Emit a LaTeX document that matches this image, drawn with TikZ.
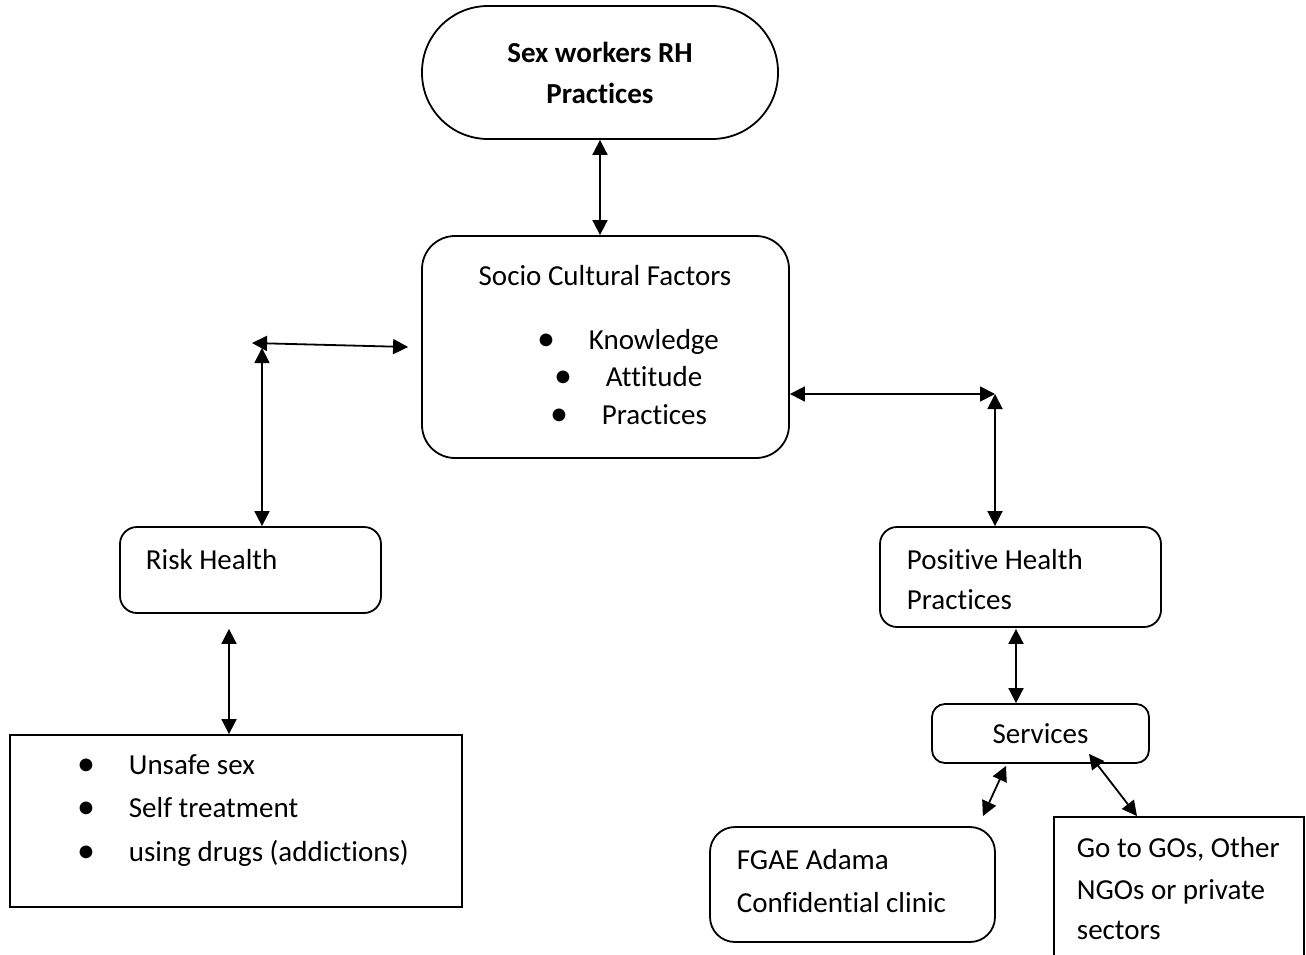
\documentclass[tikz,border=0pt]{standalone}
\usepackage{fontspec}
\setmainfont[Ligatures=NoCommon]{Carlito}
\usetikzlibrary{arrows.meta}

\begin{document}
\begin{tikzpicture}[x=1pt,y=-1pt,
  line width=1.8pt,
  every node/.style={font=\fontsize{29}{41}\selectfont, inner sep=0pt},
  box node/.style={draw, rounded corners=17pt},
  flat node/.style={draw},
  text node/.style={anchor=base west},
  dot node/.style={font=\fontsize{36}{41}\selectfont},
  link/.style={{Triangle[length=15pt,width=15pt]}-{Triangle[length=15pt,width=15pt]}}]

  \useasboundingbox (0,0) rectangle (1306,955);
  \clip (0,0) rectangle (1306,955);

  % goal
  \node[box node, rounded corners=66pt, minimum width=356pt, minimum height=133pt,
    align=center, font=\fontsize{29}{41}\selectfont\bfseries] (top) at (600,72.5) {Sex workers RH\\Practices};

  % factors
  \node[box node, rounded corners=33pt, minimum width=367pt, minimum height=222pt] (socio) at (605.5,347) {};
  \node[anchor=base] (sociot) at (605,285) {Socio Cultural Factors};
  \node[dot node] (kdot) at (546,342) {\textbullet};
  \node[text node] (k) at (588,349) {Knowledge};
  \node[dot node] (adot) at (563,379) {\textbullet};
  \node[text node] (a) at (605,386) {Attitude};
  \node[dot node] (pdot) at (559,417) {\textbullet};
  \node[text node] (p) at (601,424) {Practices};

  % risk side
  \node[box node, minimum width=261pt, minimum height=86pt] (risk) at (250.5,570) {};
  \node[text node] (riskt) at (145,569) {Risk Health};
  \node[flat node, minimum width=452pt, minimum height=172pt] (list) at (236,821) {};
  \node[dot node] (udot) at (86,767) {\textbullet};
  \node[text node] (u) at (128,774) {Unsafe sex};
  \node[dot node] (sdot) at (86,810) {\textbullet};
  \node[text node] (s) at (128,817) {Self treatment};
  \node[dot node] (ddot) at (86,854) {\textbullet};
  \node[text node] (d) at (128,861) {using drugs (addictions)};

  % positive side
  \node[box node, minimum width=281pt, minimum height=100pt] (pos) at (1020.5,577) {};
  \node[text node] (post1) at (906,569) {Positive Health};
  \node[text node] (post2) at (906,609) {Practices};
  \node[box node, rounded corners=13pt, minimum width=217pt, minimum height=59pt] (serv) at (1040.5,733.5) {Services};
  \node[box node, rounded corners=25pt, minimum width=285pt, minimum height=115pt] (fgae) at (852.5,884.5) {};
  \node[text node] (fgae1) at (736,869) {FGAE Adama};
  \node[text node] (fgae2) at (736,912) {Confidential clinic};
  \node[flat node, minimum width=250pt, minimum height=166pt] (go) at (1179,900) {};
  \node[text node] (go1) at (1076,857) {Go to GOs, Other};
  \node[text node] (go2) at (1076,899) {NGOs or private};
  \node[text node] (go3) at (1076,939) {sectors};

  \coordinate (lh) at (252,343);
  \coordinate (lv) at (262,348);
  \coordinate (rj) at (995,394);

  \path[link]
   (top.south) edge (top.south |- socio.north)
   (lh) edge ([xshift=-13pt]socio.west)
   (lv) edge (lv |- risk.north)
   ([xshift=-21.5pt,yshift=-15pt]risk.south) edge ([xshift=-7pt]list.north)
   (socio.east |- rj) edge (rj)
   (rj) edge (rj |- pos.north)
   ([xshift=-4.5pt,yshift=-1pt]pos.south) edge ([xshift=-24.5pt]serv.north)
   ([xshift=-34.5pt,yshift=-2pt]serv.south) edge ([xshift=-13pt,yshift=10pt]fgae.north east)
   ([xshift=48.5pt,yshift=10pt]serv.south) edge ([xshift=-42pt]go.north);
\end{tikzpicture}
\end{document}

+--

Task directions » Reproduce all of the data exactly, omitting each picture it holds.

Output of the exercise »
Emit a LaTeX document that matches this image, drawn with TikZ.
\documentclass[tikz,border=0pt]{standalone}
\usepackage{fontspec}
\setmainfont[Ligatures=NoCommon]{Carlito}
\usetikzlibrary{arrows.meta}

\begin{document}
\begin{tikzpicture}[x=1pt,y=-1pt,
  line width=1.8pt,
  every node/.style={font=\fontsize{29}{41}\selectfont, inner sep=0pt},
  box node/.style={draw, rounded corners=17pt},
  flat node/.style={draw},
  text node/.style={anchor=base west},
  dot node/.style={font=\fontsize{36}{41}\selectfont},
  link/.style={{Triangle[length=15pt,width=15pt]}-{Triangle[length=15pt,width=15pt]}}]

  \useasboundingbox (0,0) rectangle (1306,955);
  \clip (0,0) rectangle (1306,955);

  % goal
  \node[box node, rounded corners=66pt, minimum width=356pt, minimum height=133pt,
    align=center, font=\fontsize{29}{41}\selectfont\bfseries] (top) at (600,72.5) {Sex workers RH\\Practices};

  % factors
  \node[box node, rounded corners=33pt, minimum width=367pt, minimum height=222pt] (socio) at (605.5,347) {};
  \node[anchor=base] (sociot) at (605,285) {Socio Cultural Factors};
  \node[dot node] (kdot) at (546,342) {\textbullet};
  \node[text node] (k) at (588,349) {Knowledge};
  \node[dot node] (adot) at (563,379) {\textbullet};
  \node[text node] (a) at (605,386) {Attitude};
  \node[dot node] (pdot) at (559,417) {\textbullet};
  \node[text node] (p) at (601,424) {Practices};

  % risk side
  \node[box node, minimum width=261pt, minimum height=86pt] (risk) at (250.5,570) {};
  \node[text node] (riskt) at (145,569) {Risk Health};
  \node[flat node, minimum width=452pt, minimum height=172pt] (list) at (236,821) {};
  \node[dot node] (udot) at (86,767) {\textbullet};
  \node[text node] (u) at (128,774) {Unsafe sex};
  \node[dot node] (sdot) at (86,810) {\textbullet};
  \node[text node] (s) at (128,817) {Self treatment};
  \node[dot node] (ddot) at (86,854) {\textbullet};
  \node[text node] (d) at (128,861) {using drugs (addictions)};

  % positive side
  \node[box node, minimum width=281pt, minimum height=100pt] (pos) at (1020.5,577) {};
  \node[text node] (post1) at (906,569) {Positive Health};
  \node[text node] (post2) at (906,609) {Practices};
  \node[box node, rounded corners=13pt, minimum width=217pt, minimum height=59pt] (serv) at (1040.5,733.5) {Services};
  \node[box node, rounded corners=25pt, minimum width=285pt, minimum height=115pt] (fgae) at (852.5,884.5) {};
  \node[text node] (fgae1) at (736,869) {FGAE Adama};
  \node[text node] (fgae2) at (736,912) {Confidential clinic};
  \node[flat node, minimum width=250pt, minimum height=166pt] (go) at (1179,900) {};
  \node[text node] (go1) at (1076,857) {Go to GOs, Other};
  \node[text node] (go2) at (1076,899) {NGOs or private};
  \node[text node] (go3) at (1076,939) {sectors};

  \coordinate (lh) at (252,343);
  \coordinate (lv) at (262,348);
  \coordinate (rj) at (995,394);

  \path[link]
   (top.south) edge (top.south |- socio.north)
   (lh) edge ([xshift=-13pt]socio.west)
   (lv) edge (lv |- risk.north)
   ([xshift=-21.5pt,yshift=-15pt]risk.south) edge ([xshift=-7pt]list.north)
   (socio.east |- rj) edge (rj)
   (rj) edge (rj |- pos.north)
   ([xshift=-4.5pt,yshift=-1pt]pos.south) edge ([xshift=-24.5pt]serv.north)
   ([xshift=-34.5pt,yshift=-2pt]serv.south) edge ([xshift=-13pt,yshift=10pt]fgae.north east)
   ([xshift=48.5pt,yshift=10pt]serv.south) edge ([xshift=-42pt]go.north);
\end{tikzpicture}
\end{document}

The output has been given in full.